İşveren tarafından feshe yol açan olayda işçinin maddi çıkar sağlaması halinde 1 yıllık fesih süresi işlemez. “Maddi çıkar sağlama” nın sınırları tam olarak belirlenmediğinden ve işverene sınırsız bir fesih hakkı tanıdığından İş Kanunu m. 26/1’ le getirilen hüküm Anayasanın “sosyal devlet” ve “eşitlik” ilkelerine aykırıdır(Akyiğit, 2005:214).

İşverenin yaptığı fesihte olay mevcutken fesih hakkını kaçırması durumunda haksız fesih söz konusu olsa da; bu durumda yapılan feshin haklı sebeple yapılıp yapılmadığı sorunu incelenir. Nitekim Yargıtay 9. Hukuk Dairesi 31.01.2005 T. 14165/2615 sayılı kararında, hizmet sözleşmesinin haklı nedenle feshedildiğini benimsemiş ve işe iadeye hüküm verilemeyeceğini, içtihat etmiştir(Baro Dergisi, 2005:2279).

Feshin hakkının süresinde kullanıldığının ispatı

Fesih hakkının süresinde kullanılıp kullanılmadığı tartışmasında, fesik hakkının süresinde kullandığını hizmet sözleşmesini fesheden tarafın ispat etmesi gerekir. Bu hususun ispatı için tanık da dinletilebilir. Ancak, ispat kolaylığı bakımından feshin noter kanalıyla yapılması feshedenin işini kolaylaştıracaktır.

Ancak enteresan biçimde; Yargıtay 9. HD. 09.11.1999 T. 12749/16914 sayılı kararında, yerel mahkemenin sürenin kaçırıldığına hükmettiği bir kararı “olayın tüm kusur durumuyla öğreniminin zaman alacağını ve 6 işgünlük sürenin kaçırıldığının işçi tarafından ispatı gerekirken ispatlanamadığı” gerekçesiyle yerel mahkeme kararını bozmuştur(Akyiğit, 2006:1169).
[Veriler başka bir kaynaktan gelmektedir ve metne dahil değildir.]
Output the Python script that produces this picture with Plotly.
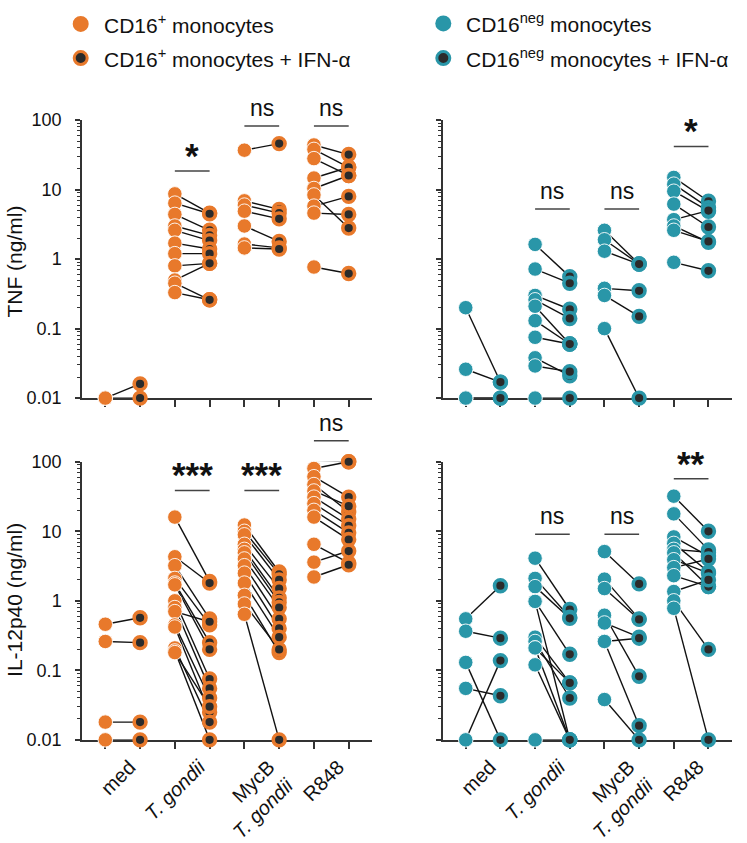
import plotly.graph_objects as go

# ------------------------------------------------------------------ data
stimuli = ["med", "<i>T. gondii</i>", "MycB<br><i>T. gondii</i>", "R848"]
y_tickvals = [0.01, 0.1, 1, 10, 100]
y_ticktext = ["0.01", "0.1", "1", "10", "100"]

# TNF (ng/ml), CD16+ monocytes: control -> + IFN-alpha (paired donors)
tnf_pos_med_ctrl = [0.01, 0.01]
tnf_pos_med_ifn = [0.016, 0.01]
tnf_pos_tg_ctrl = [8.7, 6.4, 4.4, 3.0, 2.6, 1.7, 1.2, 0.8, 0.5, 0.45, 0.33]
tnf_pos_tg_ifn = [4.6, 4.5, 2.6, 2.2, 1.85, 1.4, 1.2, 0.87, 0.87, 0.26, 0.26]
tnf_pos_myc_ctrl = [37, 6.9, 6.0, 4.9, 3.0, 1.65, 1.45]
tnf_pos_myc_ifn = [46, 5.2, 4.6, 3.8, 1.8, 1.45, 1.4]
tnf_pos_r848_ctrl = [44, 38, 28, 14.7, 10.4, 8.4, 5.8, 4.6, 0.77]
tnf_pos_r848_ifn = [32, 21, 16, 21, 16, 2.8, 8.0, 4.4, 0.62]

# TNF (ng/ml), CD16neg monocytes
tnf_neg_med_ctrl = [0.2, 0.026, 0.01, 0.01]
tnf_neg_med_ifn = [0.017, 0.017, 0.01, 0.01]
tnf_neg_tg_ctrl = [1.63, 0.72, 0.30, 0.26, 0.21, 0.13, 0.075, 0.038, 0.029, 0.01]
tnf_neg_tg_ifn = [0.56, 0.45, 0.19, 0.14, 0.06, 0.06, 0.06, 0.021, 0.024, 0.01]
tnf_neg_myc_ctrl = [2.6, 1.9, 1.3, 0.38, 0.30, 0.10]
tnf_neg_myc_ifn = [0.85, 0.85, 0.85, 0.35, 0.15, 0.01]
tnf_neg_r848_ctrl = [15, 12, 9.5, 6.2, 3.7, 3.0, 2.6, 0.9]
tnf_neg_r848_ifn = [6.8, 5.5, 4.9, 2.9, 5.0, 1.75, 1.8, 0.68]

# IL-12p40 (ng/ml), CD16+ monocytes
il12_pos_med_ctrl = [0.46, 0.26, 0.018, 0.01]
il12_pos_med_ifn = [0.57, 0.25, 0.018, 0.01]
il12_pos_tg_ctrl = [16, 4.3, 3.2, 2.1, 1.8, 1.7, 1.0, 0.8, 0.7, 0.45, 0.42, 0.21, 0.19, 0.18]
il12_pos_tg_ifn = [1.9, 1.8, 0.55, 0.45, 0.25, 0.2, 0.075, 0.055, 0.5, 0.04, 0.025, 0.018, 0.01, 0.03]
il12_pos_myc_ctrl = [12.3, 10, 8.9, 6.5, 5.5, 4.9, 4.0, 3.2, 2.5, 1.8, 1.2, 0.9, 0.64]
il12_pos_myc_ifn = [2.6, 2.4, 2.0, 1.5, 1.1, 0.95, 0.8, 0.55, 0.4, 0.3, 0.18, 0.2, 0.01]
il12_pos_r848_ctrl = [105, 80, 61, 47, 38, 31, 25, 20, 16, 6.5, 3.6, 2.2]
il12_pos_r848_ifn = [100, 100, 31, 19, 23, 15, 12, 9.5, 7.6, 3.5, 5.2, 3.3]

# IL-12p40 (ng/ml), CD16neg monocytes
il12_neg_med_ctrl = [0.55, 0.365, 0.13, 0.055, 0.01]
il12_neg_med_ifn = [1.65, 0.29, 0.01, 0.043, 0.138]
il12_neg_tg_ctrl = [4.1, 2.1, 1.6, 0.98, 0.98, 0.30, 0.26, 0.21, 0.21, 0.12, 0.01]
il12_neg_tg_ifn = [0.75, 0.58, 0.56, 0.17, 0.01, 0.066, 0.04, 0.01, 0.066, 0.01, 0.01]
il12_neg_myc_ctrl = [5.1, 2.05, 1.5, 0.62, 0.48, 0.26, 0.26, 0.038]
il12_neg_myc_ifn = [1.75, 0.55, 0.54, 0.082, 0.3, 0.29, 0.016, 0.01]
il12_neg_r848_ctrl = [32, 17.8, 8.3, 6.7, 5.5, 4.9, 3.9, 3.0, 2.3, 1.36, 1.0, 0.78]
il12_neg_r848_ifn = [10, 5.4, 4.4, 2.6, 5.0, 1.6, 2.5, 4.0, 1.6, 2.0, 0.2, 0.01]

sig_tnf_pos = ["", "*", "ns", "ns"]
sig_tnf_neg = ["", "ns", "ns", "*"]
sig_il12_pos = ["", "***", "***", "ns"]
sig_il12_neg = ["", "ns", "ns", "**"]

legend_labels = [
    "CD16<sup>+</sup> monocytes",
    "CD16<sup>+</sup> monocytes + IFN-α",
    "CD16<sup>neg</sup> monocytes",
    "CD16<sup>neg</sup> monocytes + IFN-α",
]

# ------------------------------------------------------------------ style
W, H = 747, 843
ORANGE = "#E8792B"
TEAL = "#2996A8"
DARK = "#2B2B2B"
AX = "#333333"
FONT = "Liberation Sans, Arial, Helvetica, sans-serif"


def px_x(p):
    return p / W


def px_y(p):
    return 1 - p / H


panels = [
    dict(ax="", color=ORANGE, sig=sig_tnf_pos,
         xd=[82, 372], yd=[113, 398],
         bar_py=[None, 165, 119, 119],
         data=[(tnf_pos_med_ctrl, tnf_pos_med_ifn), (tnf_pos_tg_ctrl, tnf_pos_tg_ifn),
               (tnf_pos_myc_ctrl, tnf_pos_myc_ifn), (tnf_pos_r848_ctrl, tnf_pos_r848_ifn)],
         labels_y=True, labels_x=False),
    dict(ax="2", color=TEAL, sig=sig_tnf_neg,
         xd=[442.5, 731.7], yd=[113, 398],
         bar_py=[None, 204, 204, 140],
         data=[(tnf_neg_med_ctrl, tnf_neg_med_ifn), (tnf_neg_tg_ctrl, tnf_neg_tg_ifn),
               (tnf_neg_myc_ctrl, tnf_neg_myc_ifn), (tnf_neg_r848_ctrl, tnf_neg_r848_ifn)],
         labels_y=False, labels_x=False),
    dict(ax="3", color=ORANGE, sig=sig_il12_pos,
         xd=[82, 372], yd=[463.3, 748.5],
         bar_py=[None, 492.7, 492.7, 441.7],
         data=[(il12_pos_med_ctrl, il12_pos_med_ifn), (il12_pos_tg_ctrl, il12_pos_tg_ifn),
               (il12_pos_myc_ctrl, il12_pos_myc_ifn), (il12_pos_r848_ctrl, il12_pos_r848_ifn)],
         labels_y=True, labels_x=True),
    dict(ax="4", color=TEAL, sig=sig_il12_neg,
         xd=[442.5, 731.7], yd=[463.3, 748.5],
         bar_py=[None, 537.7, 537.7, 480.7],
         data=[(il12_neg_med_ctrl, il12_neg_med_ifn), (il12_neg_tg_ctrl, il12_neg_tg_ifn),
               (il12_neg_myc_ctrl, il12_neg_myc_ifn), (il12_neg_r848_ctrl, il12_neg_r848_ifn)],
         labels_y=False, labels_x=True),
]

fig = go.Figure()
shapes = []
annotations = []
minor_y = [k * 10 ** e for e in range(-2, 2) for k in range(2, 10)]

for pn in panels:
    xa, ya = "x" + pn["ax"], "y" + pn["ax"]
    lx, ly, cx, cy, ix, iy = [], [], [], [], [], []
    for i, (ctrl, ifn) in enumerate(pn["data"]):
        xc, xi = 2 * i + 1, 2 * i + 2
        for a, b in zip(ctrl, ifn):
            lx += [xc, xi, None]
            ly += [a, b, None]
        cx += [xc] * len(ctrl)
        cy += list(ctrl)
        ix += [xi] * len(ifn)
        iy += list(ifn)
    fig.add_trace(go.Scatter(x=lx, y=ly, mode="lines", xaxis=xa, yaxis=ya,
                             line=dict(color="#111111", width=1.4),
                             showlegend=False, hoverinfo="skip", cliponaxis=False))
    fig.add_trace(go.Scatter(x=cx, y=cy, mode="markers", xaxis=xa, yaxis=ya,
                             marker=dict(size=14.5, color=pn["color"],
                                         line=dict(color="white", width=0.9)),
                             showlegend=False, cliponaxis=False))
    fig.add_trace(go.Scatter(x=ix, y=iy, mode="markers", xaxis=xa, yaxis=ya,
                             marker=dict(size=11.8, color=DARK,
                                         line=dict(color=pn["color"], width=3.6)),
                             showlegend=False, cliponaxis=False))

    xkey = "xaxis" + pn["ax"]
    ykey = "yaxis" + pn["ax"]
    fig.layout[xkey] = dict(
        domain=[px_x(pn["xd"][0]), px_x(pn["xd"][1])],
        anchor=ya, range=[0.33, 8.67], showgrid=False, zeroline=False,
        showline=True, linecolor=AX, linewidth=1.5, layer="below traces",
        tickmode="array", tickvals=[1.5, 3.5, 5.5, 7.5], ticktext=stimuli,
        ticks="", showticklabels=pn["labels_x"], tickangle=-45,
        ticklabelstandoff=6, ticklabelshift=7,
        tickfont=dict(size=20, color="#111111", family=FONT),
        minor=dict(tickmode="array", tickvals=list(range(1, 9)), ticks="outside",
                   ticklen=7, tickwidth=1.5, tickcolor=AX),
        fixedrange=True,
    )
    fig.layout[ykey] = dict(
        domain=[px_y(pn["yd"][1]), px_y(pn["yd"][0])],
        anchor=xa, type="log", range=[-2, 2], showgrid=False, zeroline=False,
        showline=True, linecolor=AX, linewidth=1.5, layer="below traces",
        tickmode="array", tickvals=y_tickvals, ticktext=y_ticktext,
        ticks="outside", ticklen=5, tickwidth=1.5, tickcolor=AX,
        showticklabels=pn["labels_y"], ticklabelstandoff=10,
        tickfont=dict(size=18, color="#111111", family=FONT),
        minor=dict(tickmode="array", tickvals=minor_y, ticks="outside",
                   ticklen=3, tickwidth=1, tickcolor=AX),
        fixedrange=True,
    )

    for i, lab in enumerate(pn["sig"]):
        if not lab:
            continue
        by = pn["bar_py"][i]
        shapes.append(dict(type="line", xref=xa, yref="paper",
                           x0=2 * i + 1, x1=2 * i + 2, y0=px_y(by), y1=px_y(by),
                           line=dict(color="#444444", width=1.5)))
        if lab == "ns":
            annotations.append(dict(text="ns", xref=xa, yref="paper", x=2 * i + 1.5,
                                    y=px_y(by - 3), xanchor="center", yanchor="bottom",
                                    showarrow=False,
                                    font=dict(size=23, color="#111111", family=FONT)))
        else:
            annotations.append(dict(text="<b>" + lab + "</b>", xref=xa, yref="paper",
                                    x=2 * i + 1.5, y=px_y(by + 6), xanchor="center",
                                    yanchor="bottom", showarrow=False,
                                    font=dict(size=35, color="#111111", family=FONT)))

# axis titles
annotations.append(dict(text="TNF (ng/ml)", xref="paper", yref="paper",
                        x=px_x(15), y=px_y(258), textangle=-90, showarrow=False,
                        xanchor="center", yanchor="middle",
                        font=dict(size=21, color="#111111", family=FONT)))
annotations.append(dict(text="IL-12p40 (ng/ml)", xref="paper", yref="paper",
                        x=px_x(15), y=px_y(605), textangle=-90, showarrow=False,
                        xanchor="center", yanchor="middle",
                        font=dict(size=21, color="#111111", family=FONT)))

# legend (drawn manually)
leg_pos = [(80.7, 14.3, ORANGE, False), (80.7, 49.3, ORANGE, True),
           (443.3, 13.8, TEAL, False), (443.3, 49.3, TEAL, True)]
for (mx, my, col, ifn), lab in zip(leg_pos, legend_labels):
    if ifn:
        shapes.append(dict(type="circle", xref="paper", yref="paper",
                           xsizemode="pixel", ysizemode="pixel",
                           xanchor=px_x(mx), yanchor=px_y(my),
                           x0=-6.5, x1=6.5, y0=-6.5, y1=6.5,
                           fillcolor=DARK, line=dict(color=col, width=3)))
    else:
        shapes.append(dict(type="circle", xref="paper", yref="paper",
                           xsizemode="pixel", ysizemode="pixel",
                           xanchor=px_x(mx), yanchor=px_y(my),
                           x0=-8, x1=8, y0=-8, y1=8,
                           fillcolor=col, line=dict(width=0)))
    annotations.append(dict(text=lab, xref="paper", yref="paper",
                            x=px_x(mx + 21), y=px_y(my), xanchor="left",
                            yanchor="middle", showarrow=False,
                            font=dict(size=21, color="#111111", family=FONT)))

fig.update_layout(
    width=W, height=H,
    margin=dict(l=0, r=0, t=0, b=0),
    paper_bgcolor="white", plot_bgcolor="white",
    shapes=shapes, annotations=annotations,
    showlegend=False,
    font=dict(family=FONT, color="#111111"),
)

fig.write_html("out.html", config={"displayModeBar": False},
               post_script="document.body.style.margin='0';")
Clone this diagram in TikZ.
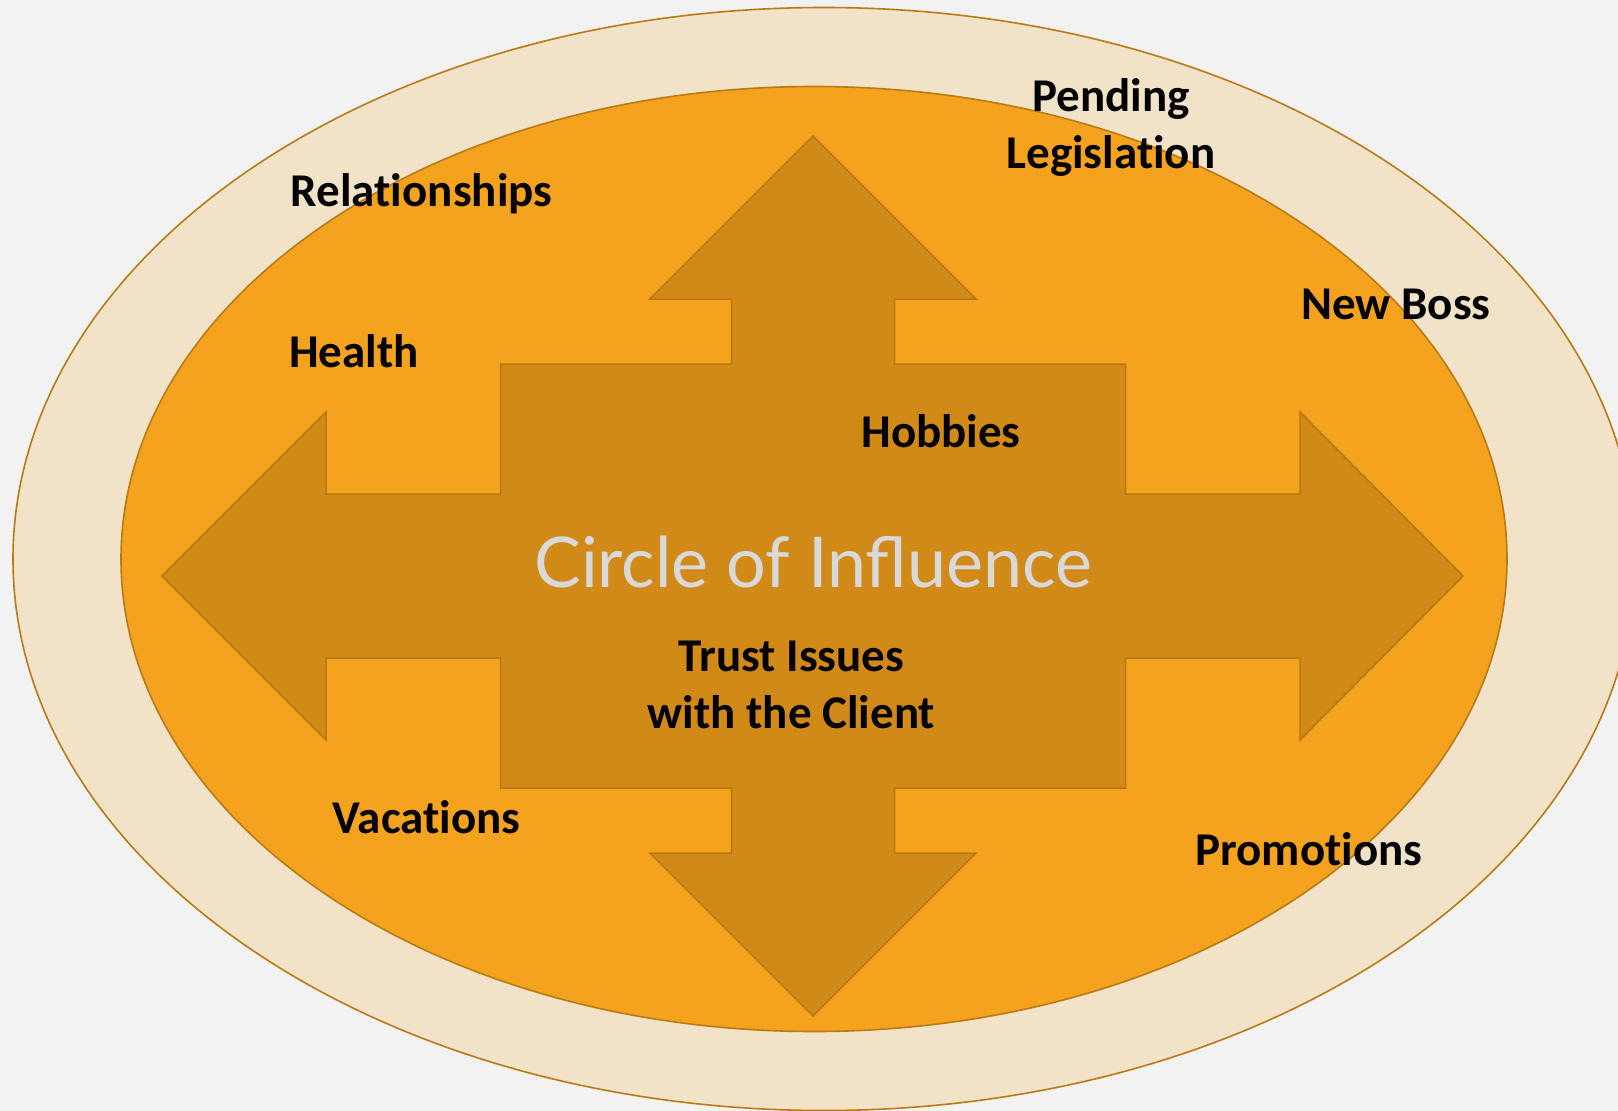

Hâlbuki işveren tarafından yapılan bir fesihte hak düşürücü sürenin kaçırılmadığını bizzat işverenin kanıtlaması gerekir ve o bunu

yapamadığında artık başkaca bir şeye gerek olmaksızın sürenin geçtiği kabul edilerek feshin sonuçlarına hükmedilmelidir(Akyiğit, 2006:1166,26 no’lu dipnot).